- [Aim of the task]: No images are to be carried over; print all other material exactly as it stands.

- [Given information]:
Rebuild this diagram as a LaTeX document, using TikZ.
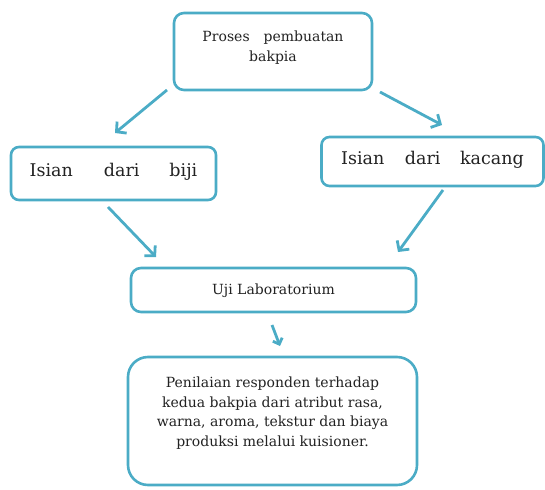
\documentclass[tikz,border=0pt]{standalone}
\usepackage{fontspec}
\setmainfont{DejaVu Serif}
\usetikzlibrary{arrows.meta}
\definecolor{acc}{HTML}{4BACC6}
\definecolor{txt}{HTML}{222222}
\tikzset{
  box/.style={draw=acc, line width=2.6pt, fill=white, rounded corners=10pt, inner sep=0pt, text=txt, font=\fontsize{14}{19.5}\selectfont},
  bigtext/.style={font=\fontsize{17.5}{21}\selectfont, text height=12.8pt},
  conn/.style={draw=acc, line width=2.8pt, -{Straight Barb[length=7pt,width=15pt]}}
}
\begin{document}
\begin{tikzpicture}[x=1pt,y=-1pt]
\useasboundingbox (0,0) rectangle (545,489);
\node[box, minimum width=198pt, minimum height=77pt, align=center, text height=21pt, text depth=0pt, font=\fontsize{14}{20}\selectfont] (top) at (273,51.5)
  {Proses\hspace{14pt}pembuatan\\bakpia};
\node[box, bigtext, minimum width=205pt, minimum height=53pt, rounded corners=8pt, text depth=7pt] (left) at (113.5,173.5)
  {Isian\hspace{31pt}dari\hspace{30pt}biji};
\node[box, bigtext, minimum width=222pt, minimum height=49pt, rounded corners=8pt, text depth=6pt] (right) at (432.5,161.5)
  {Isian\hspace{20.5pt}dari\hspace{19.5pt}kacang\hspace{14pt}};
\node[box, minimum width=285pt, minimum height=44pt, text height=10.2pt, text depth=2pt] (uji) at (273.5,290)
  {Uji Laboratorium};
\node[box, minimum width=289pt, minimum height=128pt, rounded corners=20pt, align=center, text height=50pt, text depth=0pt] (pen) at (272.5,421)
  {Penilaian responden terhadap\\kedua bakpia dari atribut rasa,\\warna, aroma, tekstur dan biaya\\produksi melalui kuisioner.};
\coordinate (a1s) at (167,90);
\coordinate (a1e) at (115,133);
\coordinate (a2s) at (380,92);
\coordinate (a2e) at (442,125);
\coordinate (a3s) at (108,207);
\coordinate (a3e) at (156,257);
\coordinate (a4s) at (443,190);
\coordinate (a4e) at (398,252);
\coordinate (a5s) at (272,325);
\coordinate (a5e) at (280,346);
\draw[conn] (a1s) -- (a1e);
\draw[conn] (a2s) -- (a2e);
\draw[conn] (a3s) -- (a3e);
\draw[conn] (a4s) -- (a4e);
\draw[conn, -{Straight Barb[length=5pt,width=10pt]}] (a5s) -- (a5e);
\end{tikzpicture}
\end{document}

- [Exercise result]:
Rebuild this diagram as a LaTeX document, using TikZ.
\documentclass[tikz,border=0pt]{standalone}
\usepackage{fontspec}
\setmainfont{DejaVu Serif}
\usetikzlibrary{arrows.meta}
\definecolor{acc}{HTML}{4BACC6}
\definecolor{txt}{HTML}{222222}
\tikzset{
  box/.style={draw=acc, line width=2.6pt, fill=white, rounded corners=10pt, inner sep=0pt, text=txt, font=\fontsize{14}{19.5}\selectfont},
  bigtext/.style={font=\fontsize{17.5}{21}\selectfont, text height=12.8pt},
  conn/.style={draw=acc, line width=2.8pt, -{Straight Barb[length=7pt,width=15pt]}}
}
\begin{document}
\begin{tikzpicture}[x=1pt,y=-1pt]
\useasboundingbox (0,0) rectangle (545,489);
\node[box, minimum width=198pt, minimum height=77pt, align=center, text height=21pt, text depth=0pt, font=\fontsize{14}{20}\selectfont] (top) at (273,51.5)
  {Proses\hspace{14pt}pembuatan\\bakpia};
\node[box, bigtext, minimum width=205pt, minimum height=53pt, rounded corners=8pt, text depth=7pt] (left) at (113.5,173.5)
  {Isian\hspace{31pt}dari\hspace{30pt}biji};
\node[box, bigtext, minimum width=222pt, minimum height=49pt, rounded corners=8pt, text depth=6pt] (right) at (432.5,161.5)
  {Isian\hspace{20.5pt}dari\hspace{19.5pt}kacang\hspace{14pt}};
\node[box, minimum width=285pt, minimum height=44pt, text height=10.2pt, text depth=2pt] (uji) at (273.5,290)
  {Uji Laboratorium};
\node[box, minimum width=289pt, minimum height=128pt, rounded corners=20pt, align=center, text height=50pt, text depth=0pt] (pen) at (272.5,421)
  {Penilaian responden terhadap\\kedua bakpia dari atribut rasa,\\warna, aroma, tekstur dan biaya\\produksi melalui kuisioner.};
\coordinate (a1s) at (167,90);
\coordinate (a1e) at (115,133);
\coordinate (a2s) at (380,92);
\coordinate (a2e) at (442,125);
\coordinate (a3s) at (108,207);
\coordinate (a3e) at (156,257);
\coordinate (a4s) at (443,190);
\coordinate (a4e) at (398,252);
\coordinate (a5s) at (272,325);
\coordinate (a5e) at (280,346);
\draw[conn] (a1s) -- (a1e);
\draw[conn] (a2s) -- (a2e);
\draw[conn] (a3s) -- (a3e);
\draw[conn] (a4s) -- (a4e);
\draw[conn, -{Straight Barb[length=5pt,width=10pt]}] (a5s) -- (a5e);
\end{tikzpicture}
\end{document}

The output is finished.